Minhyun. I like him. He’s a good character. It’s an awkward character to thrown in diversity. Why Korea? Why not Japan? That’s the eternal question, but I do appreciate the author trying to be diverse in her characters. You get tired of Americans over and over. I like how he’s caring. He wants the best for his world and the people around him. He is brave but reclusive. He doesn’t want help. He wants to prove his worth. I think that there is good potential with Minhyun. There is great potential for his character. Sadly, he isn’t the main character, and Naomi the main character is lacking in many aspects.
Problems: I felt like there were problems in this book that could be solved quite easily.
The romance was quick. Rushed. Where is the basis? I know that I can admit that I was waiting for them to get together. But it was rushed. They aren’t tentatively holding hands? No quick, rushed kisses? Full-on blushes? No. They are kissing like there is no tomorrow. And they might think that way. I actually wanted Naomi with Minhyun. It seemed like a good fit, but I’ll settle for Jesse.
The training was almost nonexistent. It could be bulked out. Maybe a short story. Maybe not. I felt like Naomi magically became this kick-ass heroine. Which she wasn’t very good at to begin with. It was a magical ‘poof’, and she knows how to fight.
Another problem is Naomi herself. I didn’t like her. Where is the emotional connection? Her past is shady. We get only divorced parents with Naomi staying with her dad. What does she think of her mom? Her stepdad? I feel like she isn’t very well written. She is a fantastic fighter. How? When was she taught? When did she learn? She is smart. Witty. Quick. This contradicts how slow and bumbling she is in the beginning. And it’s summer. Be real. No teen would be this quick during the summer.
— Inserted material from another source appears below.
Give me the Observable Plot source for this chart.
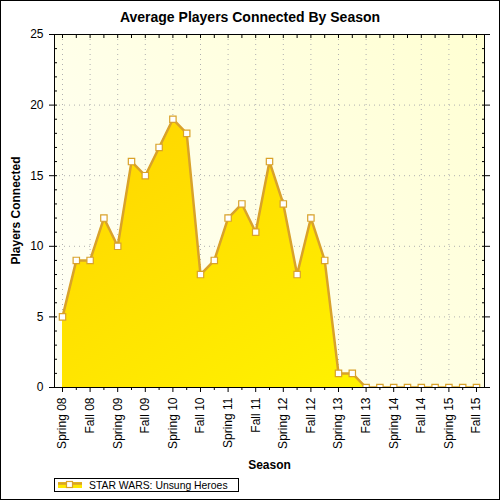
<!DOCTYPE html>
<html>
<head>
<meta charset="utf-8">
<script src="https://cdn.jsdelivr.net/npm/d3@7"></script>
<script src="https://cdn.jsdelivr.net/npm/@observablehq/plot@0.6"></script>
<style>
  html, body { margin: 0; padding: 0; background: #fff; }
  #wrap { position: relative; width: 500px; height: 500px; overflow: hidden; background: #fff; }
  #wrap > svg { position: absolute; left: 0; top: 0; }
  #overlay { pointer-events: none; }
</style>
</head>
<body>
<div id="wrap"></div>
<script>
// ---- data ----
const seasons = [
  "Spring 08","Summer 08","Fall 08","Winter 08",
  "Spring 09","Summer 09","Fall 09","Winter 09",
  "Spring 10","Summer 10","Fall 10","Winter 10",
  "Spring 11","Summer 11","Fall 11","Winter 11",
  "Spring 12","Summer 12","Fall 12","Winter 12",
  "Spring 13","Summer 13","Fall 13","Winter 13",
  "Spring 14","Summer 14","Fall 14","Winter 14",
  "Spring 15","Summer 15","Fall 15"
];
const players = [5,9,9,12,10,16,15,17,19,18,8,9,12,13,11,16,13,8,12,9,1,1,0,0,0,0,0,0,0,0,0];
const yMajorTicks = [0,5,10,15,20,25];
const yMinorTicks = d3.range(0, 26);
const seriesName = "STAR WARS: Unsung Heroes";
const titleText = "Average Players Connected By Season";
const xLabel = "Season";
const yLabel = "Players Connected";

const data = seasons.map((s, i) => ({i, season: s, players: players[i]}));
const xAll = data.map(d => d.i);
const xMajor = xAll.filter(i => i % 2 === 0);
const xMinor = xAll.filter(i => i % 2 === 1);

const FONT = "'Liberation Sans', Arial, sans-serif";
const lineColor = "#D9A22A";

const defs = () => {
  const d = d3.create("svg:defs");
  const a = d.append("linearGradient").attr("id", "areaGrad")
    .attr("x1", 0).attr("y1", 0).attr("x2", 1).attr("y2", 1);
  a.append("stop").attr("offset", "0%").attr("stop-color", "#FFD400");
  a.append("stop").attr("offset", "100%").attr("stop-color", "#FFF700");
  const b = d.append("linearGradient").attr("id", "bgGrad")
    .attr("x1", 0).attr("y1", 0.7).attr("x2", 1).attr("y2", 0);
  b.append("stop").attr("offset", "0%").attr("stop-color", "#FFFFF4");
  b.append("stop").attr("offset", "100%").attr("stop-color", "#FFFFD2");
  return d.node();
};

const pad = 0.58;
const chart = Plot.plot({
  width: 500,
  height: 500,
  marginLeft: 54,
  marginRight: 16,
  marginTop: 34,
  marginBottom: 113,
  style: {fontFamily: FONT, fontSize: "12px", color: "#000", background: "transparent"},
  x: {type: "linear", domain: [-pad, seasons.length - 1 + pad]},
  y: {domain: [0, 25]},
  marks: [
    defs,
    Plot.frame({fill: "url(#bgGrad)", stroke: null}),
    Plot.gridY(yMajorTicks.filter(v => v > 0 && v < 25), {stroke: "#b0b0b0", strokeOpacity: 1, strokeDasharray: "1,4"}),
    Plot.gridX(xMajor, {stroke: "#b0b0b0", strokeOpacity: 1, strokeDasharray: "1,4"}),
    Plot.areaY(data, {x: "i", y: "players", fill: "url(#areaGrad)"}),
    Plot.lineY(data, {x: "i", y: "players", stroke: lineColor, strokeWidth: 2.5, clip: true}),
    Plot.dot(data, {x: "i", y: "players", symbol: "square", r: 3.6, fill: "white", stroke: lineColor, strokeWidth: 1.2, clip: true}),
    // left axis
    Plot.axisY({anchor: "left", ticks: yMajorTicks, tickSize: 5, tickPadding: 6, fontSize: 12, label: null, tickFormat: d => d}),
    Plot.axisY({anchor: "left", ticks: yMinorTicks, tickSize: 3, text: null, label: null, dx: 3}),
    // right axis
    Plot.axisY({anchor: "right", ticks: yMajorTicks, tickSize: 5, text: null, label: null}),
    Plot.axisY({anchor: "right", ticks: yMinorTicks, tickSize: 3, text: null, label: null, dx: -3}),
    // bottom axis
    Plot.axisX({anchor: "bottom", ticks: xMajor, tickSize: 5, tickPadding: 5, tickRotate: -90, fontSize: 12, label: null, tickFormat: i => seasons[i]}),
    Plot.axisX({anchor: "bottom", ticks: xMinor, tickSize: 3, text: null, label: null}),
    // top axis
    Plot.axisX({anchor: "top", ticks: xAll, tickSize: 3, text: null, label: null, dy: 3}),
    Plot.frame({stroke: "#000", strokeWidth: 1})
  ]
});
document.getElementById("wrap").appendChild(chart);

// ---- overlay: title, axis labels, legend, outer border ----
const ov = d3.create("svg").attr("id", "overlay")
  .attr("width", 500).attr("height", 500)
  .attr("font-family", FONT);
ov.append("rect").attr("x", 0.5).attr("y", 0.5).attr("width", 499).attr("height", 499)
  .attr("fill", "none").attr("stroke", "#000");
ov.append("text").attr("x", 250).attr("y", 22).attr("text-anchor", "middle")
  .attr("font-size", 14).attr("font-weight", "bold").text(titleText);
ov.append("text").attr("transform", "translate(20,210.5) rotate(-90)").attr("text-anchor", "middle")
  .attr("font-size", 12).attr("font-weight", "bold").text(yLabel);
ov.append("text").attr("x", 269.5).attr("y", 469).attr("text-anchor", "middle")
  .attr("font-size", 12).attr("font-weight", "bold").text(xLabel);
const lg = ov.append("g");
lg.append("rect").attr("x", 54.5).attr("y", 478.5).attr("width", 184).attr("height", 13)
  .attr("fill", "#fff").attr("stroke", "#000");
lg.append("rect").attr("x", 58).attr("y", 482).attr("width", 24).attr("height", 6).attr("fill", "#FFE800");
lg.append("line").attr("x1", 58).attr("x2", 82).attr("y1", 483.5).attr("y2", 483.5)
  .attr("stroke", lineColor).attr("stroke-width", 2.5);
lg.append("rect").attr("x", 66.5).attr("y", 481.5).attr("width", 6).attr("height", 6)
  .attr("fill", "#fff").attr("stroke", lineColor).attr("stroke-width", 1.2);
lg.append("text").attr("x", 89).attr("y", 488.5).attr("font-size", 10.4).text(seriesName);
document.getElementById("wrap").appendChild(ov.node());
</script>
</body>
</html>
There are grammar errors. Things I didn’t particularly care about. I noticed them, but I didn’t say much about them. I suggest a good editor.
Good points: I do like the premise. It was a fantastic idea. The execution wasn’t too bad. There were parts when I didn’t like what was done, but I felt like it was good enough.
I think some kudos should be given to Minhyun. He is a great character. He has a vivid past. We see more of his past than Naomi’s. He can be hurt. We are constantly reminded of that. I think Minhyun needs his own book. Really.
I do think that the author could have done better. I’ll admit that the plot was full of action. I enjoyed the rush, the thrill. There were spots where there could have been more fighting, more action. I do think this is a moderate book.
Recommended: If you like supernatural. If you like urban fantasy.